International students in Ontario face significant challenges, experts say
International students in Toronto face tuition, employment, immigration, and housing problems according to a 2018 report.
march 1, 2019
From their first tuition payment to their post-graduate job hunt, international students consistently encounter obstacles during their time in Ontario, according to experts at a panel on Wednesday.
International undergraduate student tuition has increased since 2013 to last year, by 36 per cent, from $23,688 to $32,370.
International tuition is not capped in Ontario, and can be as much as four times higher than domestic tuition.
Sarah Wayland speaks at a panel about international students at Northeastern University in Toronto on Feb. 13, 2019. From left to right, Wayland, Shruti Paul, Kimberly Bates, Virginia Macchiavello. (RSJ/Dhriti Gupta)
Work permits inflexible
After graduation, many international students have problems finding jobs.
“They seem to fall through the cracks because they’re not under anybody’s responsibility anymore. They’re no longer students, yet they’re only here temporarily, so they don’t really have a network of support,” said Sarah Wayland, author of a report addressing the growing impact of post-secondary international students in Toronto.
As well, the experience students obtained in their home country often doesn’t translate for Canadian employers.
Students who have been working in big firms abroad that don’t have much of a presence in North America “don’t find it easy to find opportunities, or rather don’t find it easy to demonstrate they’re actually building in value to the firm they’re joining,” said Shruti Paul, a final year international MBA student at Rotman School of Management at the University of Toronto.
Wayland also identified the rigid rules surrounding post-graduate work permits as a hindrance to international students. Students who have to miss a semester for a family emergency, or whose marks fall below a certain threshold for a semester, are at risk of losing their permit.
“They’re skilled, they’re young, they’ve already chosen Canada once, they’re fluent in English or French, enough to graduate with a Canadian diploma or degree,” Wayland said. “So, why are we making it difficult for them to transition into permanent residency and citizenship?”
Without a credit history, regular income, understanding of the rental system or any relatives in Canada who could act as her guarantor, Paul could not find a landlord who would give her the time of day.
“This is not to say there are no student-friendly accommodations here, they actually exist, they’re just hard to come by,” Paul said. “But because a lot of them promote through very informal networks, you may not find them on formal platforms, especially if I’m looking for a room at an affordable price.”
During her study, Paul did find a number of resources available to her and other international students. Her peers developed a language exchange program, where a student who needs help with English can teach an English-speaking student how to speak another language. But she also understands these resources are not necessarily the norm.

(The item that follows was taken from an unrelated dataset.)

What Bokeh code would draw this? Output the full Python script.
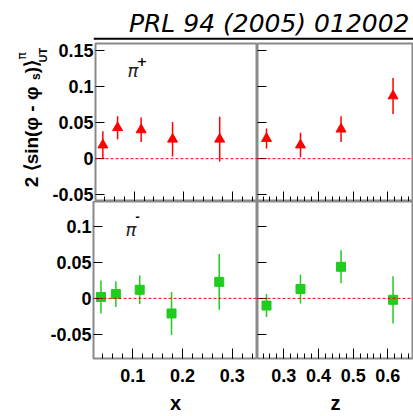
import numpy as np
from math import pi
from bokeh.plotting import figure
from bokeh.models import (ColumnDataSource, Range1d, LinearAxis, FixedTicker, Span, Label)
from bokeh.layouts import column, row
from bokeh.embed import file_html
from bokeh.resources import INLINE

# ---------------- data ----------------
x_bins = [0.036, 0.066, 0.114, 0.178, 0.274]
pip_x_val = [0.019, 0.043, 0.040, 0.027, 0.027]
pip_x_err = [0.019, 0.016, 0.017, 0.024, 0.031]
pim_x_val = [0.002, 0.006, 0.012, -0.021, 0.023]
pim_x_err = [0.023, 0.018, 0.020, 0.030, 0.039]

z_bins = [0.250, 0.348, 0.465, 0.615]
pip_z_val = [0.028, 0.019, 0.041, 0.087]
pip_z_err = [0.014, 0.017, 0.018, 0.025]
pim_z_val = [-0.010, 0.013, 0.044, -0.002]
pim_z_err = [0.016, 0.020, 0.023, 0.033]

x_major = [0.1, 0.2, 0.3]
z_major = [0.3, 0.4, 0.5, 0.6]
y_top_ticks = [-0.05, 0.0, 0.05, 0.1, 0.15]
y_bot_ticks = [-0.05, 0.0, 0.05, 0.1]
y_tick_labels = {-0.05: "-0.05", 0.0: "0", 0.05: "0.05", 0.1: "0.1", 0.15: "0.15"}

title_text = "PRL 94 (2005) 012002"

RED = "#ff0000"
GREEN = "#1fcc1f"
FRAME = "#8a8a8a"
FONT = "Liberation Sans"

x_range_lim = (0.021, 0.351)
z_range_lim = (0.224, 0.674)
ytop_lim = (-0.0593, 0.1597)
ybot_lim = (-0.0838, 0.1350)


def make_fig(width, height, xr, yr, left=0, bottom=0, top=0):
    p = figure(width=width, height=height, x_range=Range1d(*xr), y_range=Range1d(*yr),
               toolbar_location=None, output_backend="svg",
               x_axis_location=None, y_axis_location=None,
               min_border_left=left, min_border_right=0, min_border_top=top,
               min_border_bottom=bottom)
    p.grid.visible = False
    p.outline_line_color = FRAME
    p.outline_line_width = 2
    p.background_fill_color = "white"
    p.border_fill_color = "white"
    return p


def hide_labels(ax):
    ax.major_label_text_font_size = "0px"
    ax.major_label_text_color = None
    ax.major_label_standoff = 0


def add_x_axis(p, major, lim, label=None):
    minor = [round(v, 3) for v in np.arange(0.0, 0.8, 0.02) if lim[0] < v < lim[1]]
    ax = LinearAxis(ticker=FixedTicker(ticks=major, minor_ticks=minor))
    ax.axis_line_color = None
    ax.major_tick_in = 10
    ax.major_tick_out = 0
    ax.minor_tick_in = 5
    ax.minor_tick_out = 0
    ax.major_tick_line_color = "black"
    ax.minor_tick_line_color = "black"
    if label is not None:
        ax.major_label_text_font = FONT
        ax.major_label_text_font_style = "bold"
        ax.major_label_text_font_size = "18px"
        ax.major_label_text_color = "black"
        ax.major_label_standoff = 10
        ax.axis_label = label
        ax.axis_label_text_font = FONT
        ax.axis_label_text_font_style = "bold"
        ax.axis_label_text_font_size = "20px"
        ax.axis_label_text_color = "black"
        ax.axis_label_standoff = 7
    else:
        hide_labels(ax)
    p.add_layout(ax, "below")


def add_y_axis(p, ticks, show_labels):
    ax = LinearAxis(ticker=FixedTicker(ticks=ticks, minor_ticks=[]))
    ax.axis_line_color = None
    ax.major_tick_in = 9
    ax.major_tick_out = 0
    ax.minor_tick_in = 0
    ax.minor_tick_out = 0
    ax.major_tick_line_color = "black"
    if show_labels:
        ax.major_label_overrides = {t: y_tick_labels[t] for t in ticks}
        ax.major_label_text_font = FONT
        ax.major_label_text_font_style = "bold"
        ax.major_label_text_font_size = "18px"
        ax.major_label_text_color = "black"
        ax.major_label_standoff = 2
    else:
        hide_labels(ax)
    p.add_layout(ax, "left")


def add_data(p, xs, vals, errs, color, marker, size):
    src = ColumnDataSource(dict(x=xs, y=vals,
                                lo=[v - e for v, e in zip(vals, errs)],
                                hi=[v + e for v, e in zip(vals, errs)]))
    p.add_layout(Span(location=0, dimension="width", line_color=RED,
                      line_dash="3 2", line_width=1))
    p.segment(x0="x", y0="lo", x1="x", y1="hi", source=src, line_color=color, line_width=1.5)
    p.scatter(x="x", y="y", source=src, marker=marker, size=size,
              fill_color=color, line_color=color)


def lab(p, text, x, y, size, style="normal", align="left", baseline="middle",
        font="DejaVu Sans", color="#222222", angle=0.0):
    p.add_layout(Label(x=x, y=y, x_units="screen", y_units="screen", text=text,
                       text_font=font, text_font_size=size, text_font_style=style,
                       text_align=align, text_baseline=baseline, text_color=color,
                       angle=angle))


# ---------------- title ----------------
tp = figure(width=413, height=42, x_range=Range1d(0, 1), y_range=Range1d(0, 42),
            toolbar_location=None, output_backend="svg",
            x_axis_location=None, y_axis_location=None,
            min_border_left=93, min_border_right=0, min_border_top=0, min_border_bottom=0)
tp.grid.visible = False
tp.outline_line_color = None
tp.border_fill_color = "white"
tp.add_layout(Span(location=3.7, dimension="width", line_color="black", line_width=2))
lab(tp, title_text, 316, 19.0, "25px", style="italic", align="right",
    font="DejaVu Sans", color="black")

# ---------------- y title figure ----------------
yl = figure(width=49, height=159, x_range=Range1d(0, 1), y_range=Range1d(0, 1),
            toolbar_location=None, output_backend="svg",
            x_axis_location=None, y_axis_location=None,
            min_border_left=0, min_border_right=0, min_border_top=1, min_border_bottom=0)
yl.grid.visible = False
yl.outline_line_color = None
yl.border_fill_color = "white"
lab(yl, "2 ⟨sin(φ - φ", 30.9, 14.3, "19px", style="bold", font=FONT, color="black", angle=pi / 2)
lab(yl, "s", 35.8, 121.5, "12px", style="bold", font=FONT, color="black", angle=pi / 2)
lab(yl, ")⟩", 30.9, 128.3, "19px", style="bold", font=FONT, color="black", angle=pi / 2)
lab(yl, "π", 21.8, 142, "12px", style="normal", font="DejaVu Sans", color="black", angle=pi / 2)
lab(yl, "UT", 42.5, 139, "11px", style="bold", font=FONT, color="black", angle=pi / 2)

# ---------------- panels ----------------
tl = make_fig(208, 159, x_range_lim, ytop_lim, left=44, top=1)
add_x_axis(tl, x_major, x_range_lim)
add_y_axis(tl, y_top_ticks, True)
add_data(tl, x_bins, pip_x_val, pip_x_err, RED, "triangle", 10)

tr = make_fig(156, 159, z_range_lim, ytop_lim, top=1)
add_x_axis(tr, z_major, z_range_lim)
add_y_axis(tr, y_top_ticks, False)
add_data(tr, z_bins, pip_z_val, pip_z_err, RED, "triangle", 10)

bl = make_fig(257, 215, x_range_lim, ybot_lim, left=93, bottom=57)
add_x_axis(bl, x_major, x_range_lim, label="x")
add_y_axis(bl, y_bot_ticks, True)
add_data(bl, x_bins, pim_x_val, pim_x_err, GREEN, "square", 9)

br = make_fig(156, 215, z_range_lim, ybot_lim, bottom=57)
add_x_axis(br, z_major, z_range_lim, label="z")
add_y_axis(br, y_bot_ticks, False)
add_data(br, z_bins, pim_z_val, pim_z_err, GREEN, "square", 9)

# particle labels
lab(tl, "π", 32, 131.2, "18px", style="italic")
lab(tl, "+", 46.5, 140, "13px", style="bold", align="center", color="black")
lab(bl, "π", 32, 129.2, "18px", style="italic")
lab(bl, "-", 44, 143, "11px", style="bold", align="center", color="black")

layout = column(tp, row(yl, tl, tr), row(bl, br))
open("out.html", "w").write(file_html(layout, INLINE))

Shruti Paul poses at Northeastern University in Toronto on Feb. 13, 2019. (RSJ/Dhriti Gupta)
different languages, different markets
“A lot of these things right now exist at a very microscopic scale, where different colleges and different universities will do it in different ways for their own set of students,” Paul said. “I think there may be value in collecting all of that and centralizing it maybe, so that there can be a consistent message that goes out to everybody and you don’t have to rely on whether or not your own school does it.”
Wayland believes some employment problems can be remedied by the promotion of the value international students bring to Toronto.
“We know that export rates are quite low among Canadian firms, and there’s a huge opportunity there for hiring international students who speak different languages, who can connect to different markets, who understand how business is done in other economies,” she said.
In terms of immigration, Wayland recommends the encouragement of early immigration planning by schools and the easing of immigration requirements as a whole.